> **Data provided**:
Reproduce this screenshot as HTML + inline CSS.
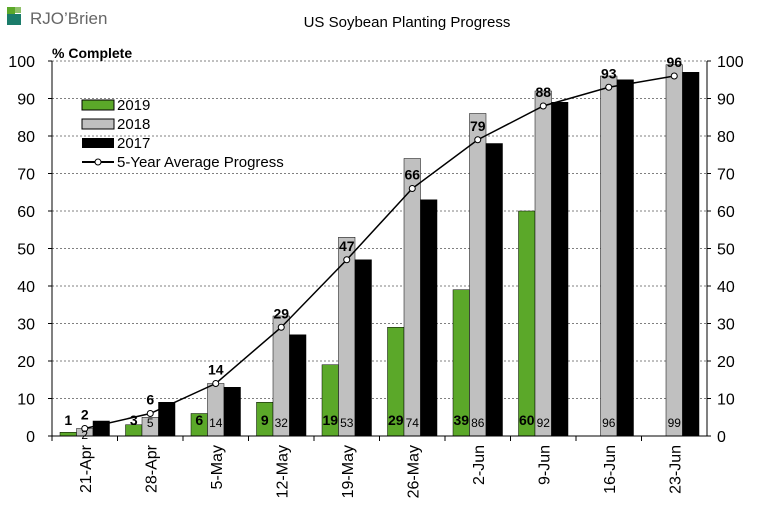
<!DOCTYPE html>
<html><head><meta charset="utf-8"><style>
body{margin:0;background:#fff;font-family:"Liberation Sans",Arial,sans-serif}
</style></head><body>
<svg id="c" width="758" height="514" xmlns="http://www.w3.org/2000/svg" font-family="Liberation Sans, Arial, sans-serif">
<g>
<rect x="7" y="7" width="8" height="12" fill="#5ba829"/>
<rect x="7" y="14" width="14" height="11" fill="#1b7c6a"/>
<rect x="15" y="7" width="6" height="6" fill="#8fc16a"/>
<text x="30" y="24" font-size="17" fill="#666">RJO’Brien</text>
</g>
<text x="407" y="27" font-size="15" text-anchor="middle">US Soybean Planting Progress</text>
<text x="52" y="58" font-size="14" font-weight="bold">% Complete</text>
<g id="grid"></g><g id="bars"></g><g id="line"></g><g id="axes"></g><g id="lbl"></g>
<g>
<rect x="82" y="100" width="32" height="10" fill="#5ba829" stroke="#000"/><text x="117" y="110" font-size="15">2019</text>
<rect x="82" y="119" width="32" height="10" fill="#c0c0c0" stroke="#000"/><text x="117" y="129" font-size="15">2018</text>
<rect x="82" y="138" width="32" height="10" fill="#000"/><text x="117" y="148" font-size="15">2017</text>
<line x1="82" y1="162" x2="114" y2="162" stroke="#000" stroke-width="2"/><circle cx="98" cy="162" r="3" fill="#fff" stroke="#000"/><text x="117" y="167" font-size="15">5-Year Average Progress</text>
</g>
</svg>
<script>
const categories=["21-Apr","28-Apr","5-May","12-May","19-May","26-May","2-Jun","9-Jun","16-Jun","23-Jun"];
const s2019=[1,3,6,9,19,29,39,60,null,null];
const s2018=[2,5,14,32,53,74,86,92,96,99];
const s2017=[4,9,13,27,47,63,78,89,95,97];
const avg=[2,6,14,29,47,66,79,88,93,96];
const ticks=[0,10,20,30,40,50,60,70,80,90,100];
const NS="http://www.w3.org/2000/svg";
const L=52,R=707,T=61,B=436,cw=(R-L)/categories.length,bw=16.5;
const y=v=>B-(v/100)*(B-T);
const xc=i=>L+cw*(i+0.5);
function mk(p,tag,a,txt){const e=document.createElementNS(NS,tag);for(const k in a)e.setAttribute(k,a[k]);if(txt!=null)e.textContent=txt;document.getElementById(p).appendChild(e);return e;}
ticks.forEach(t=>{
 if(t>0){const g=mk('grid','line',{x1:L,x2:R,y1:y(t),y2:y(t),stroke:'#000','stroke-dasharray':'2,2','stroke-width':0.5});
 
 }
 const a=mk('axes','text',{x:35,y:y(t)+6,'font-size':16,'text-anchor':'end'},t);
 
 
 const b=mk('axes','text',{x:717,y:y(t)+6,'font-size':16},t);
 
 
 mk('axes','line',{x1:L-4,x2:L,y1:y(t),y2:y(t),stroke:'#000'});
 mk('axes','line',{x1:R,x2:R+4,y1:y(t),y2:y(t),stroke:'#000'});
});
mk('axes','line',{x1:L,x2:L,y1:T,y2:B,stroke:'#000'});
mk('axes','line',{x1:R,x2:R,y1:T,y2:B,stroke:'#000'});
mk('axes','line',{x1:L,x2:R,y1:B,y2:B,stroke:'#000'});
categories.forEach((c,i)=>{
 mk('axes','line',{x1:L+cw*i,x2:L+cw*i,y1:B,y2:B+5,stroke:'#000'});
 const cx=xc(i);
 const t=mk('axes','text',{x:cx+6,y:B+9,'font-size':16,'text-anchor':'end',transform:`rotate(-90 ${cx+6} ${B+9})`},c);
 
 
 [[s2019,'#5ba829',-1,'bar-2019'],[s2018,'#c0c0c0',0,'bar-2018'],[s2017,'#000',1,'bar-2017']].forEach(([s,col,o,n])=>{
  if(s[i]==null)return;
  const r=mk('bars','rect',{x:cx+o*bw-bw/2,y:y(s[i]),width:bw,height:B-y(s[i]),fill:col,stroke:'#000','stroke-width':0.5});
  
  
 });
 if(s2019[i]!=null){const l=mk('lbl','text',{x:cx-bw,y:425,'font-size':14,'font-weight':'bold','text-anchor':'middle'},s2019[i]);
  
  }
 const l2=mk('lbl','text',{x:cx,y:s2018[i]<4?439:427,'font-size':12,'text-anchor':'middle'},s2018[i]);
 
 
 const l3=mk('lbl','text',{x:cx,y:y(avg[i])-9,'font-size':14,'font-weight':'bold','text-anchor':'middle'},avg[i]);
 
 
});
const pl=mk('line','polyline',{points:avg.map((v,i)=>xc(i)+','+y(v)).join(' '),fill:'none',stroke:'#000','stroke-width':1.5});


avg.forEach((v,i)=>{const p=mk('line','circle',{cx:xc(i),cy:y(v),r:3,fill:'#fff',stroke:'#000'});
 
 });
</script>
</body></html>
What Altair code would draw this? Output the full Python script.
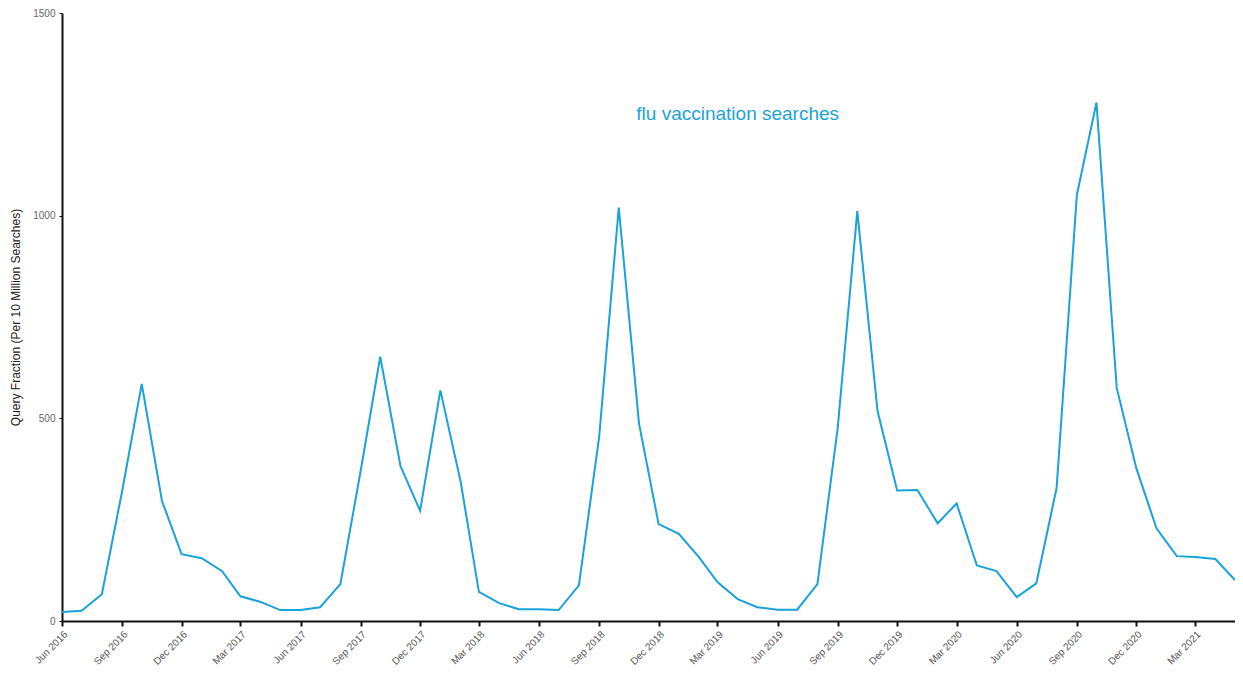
import altair as alt
import pandas as pd

months = pd.date_range("2016-06-01", "2021-05-01", freq="MS").strftime("%Y-%m-%d").tolist()
values = [22, 25, 66, 320, 585, 296, 165, 155, 123, 61,
          47, 27, 27, 34, 91, 370, 652, 382, 272, 569,
          344, 72, 44, 29, 29, 27, 88, 454, 1020, 487,
          239, 215, 157, 96, 54, 34, 28, 28, 91, 476,
          1011, 518, 322, 323, 241, 290, 137, 123, 59, 93,
          328, 1051, 1279, 575, 377, 228, 160, 158, 153, 101]

tick_dates = pd.date_range("2016-06-01", "2021-03-01", freq="3MS")
tick_values = [alt.DateTime(year=d.year, month=d.month, date=1) for d in tick_dates]

label_date = ["2019-04-01"]
label_value = [1250]
label_text = ["flu vaccination searches"]

df = pd.DataFrame({"date": months, "value": values})
lab = pd.DataFrame({"date": label_date, "value": label_value, "text": label_text})

color = "#1aa3d9"

xscale = alt.Scale(domain=[alt.DateTime(year=2016, month=6, date=1),
                           alt.DateTime(year=2021, month=5, date=1)], nice=False)
yscale = alt.Scale(domain=[0, 1500], nice=False)

line = alt.Chart(df).mark_line(color=color, strokeWidth=2).encode(
    x=alt.X("date:T", scale=xscale, title=None,
            axis=alt.Axis(format="%b %Y", values=tick_values,
                          labelAngle=-45, labelFontSize=10, labelColor="#555",
                          labelFont="Liberation Sans", grid=False,
                          domainColor="#111", domainWidth=2, tickColor="#111",
                          tickWidth=2, tickSize=5, labelPadding=3)),
    y=alt.Y("value:Q", scale=yscale,
            title="Query Fraction (Per 10 Million Searches)",
            axis=alt.Axis(values=[0, 500, 1000, 1500], format="d", grid=False,
                          labelFontSize=10, labelColor="#666", labelFont="Liberation Sans",
                          domainColor="#111", domainWidth=2, tickColor="#111",
                          tickWidth=1, tickSize=3, labelPadding=4,
                          titleFont="Liberation Sans", titleFontSize=12,
                          titleFontWeight="normal", titleColor="#222", titlePadding=10)),
)

text = alt.Chart(lab).mark_text(color=color, fontSize=19, font="Liberation Sans",
                                align="center", baseline="middle").encode(
    x=alt.X("date:T", scale=xscale),
    y=alt.Y("value:Q", scale=yscale),
    text="text:N",
)

chart = (line + text).properties(
    width=1173, height=608,
    autosize=alt.AutoSizeParams(type="none"),
    padding={"left": 54, "top": 5, "right": 0, "bottom": 46},
).configure_view(stroke=None)

chart.save("out.html", embed_options={"renderer": "svg", "actions": False})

> **Task objective**:
Work through the records line by line and tally those with the word "this". Report only the total.

> **Reply to the task**:
2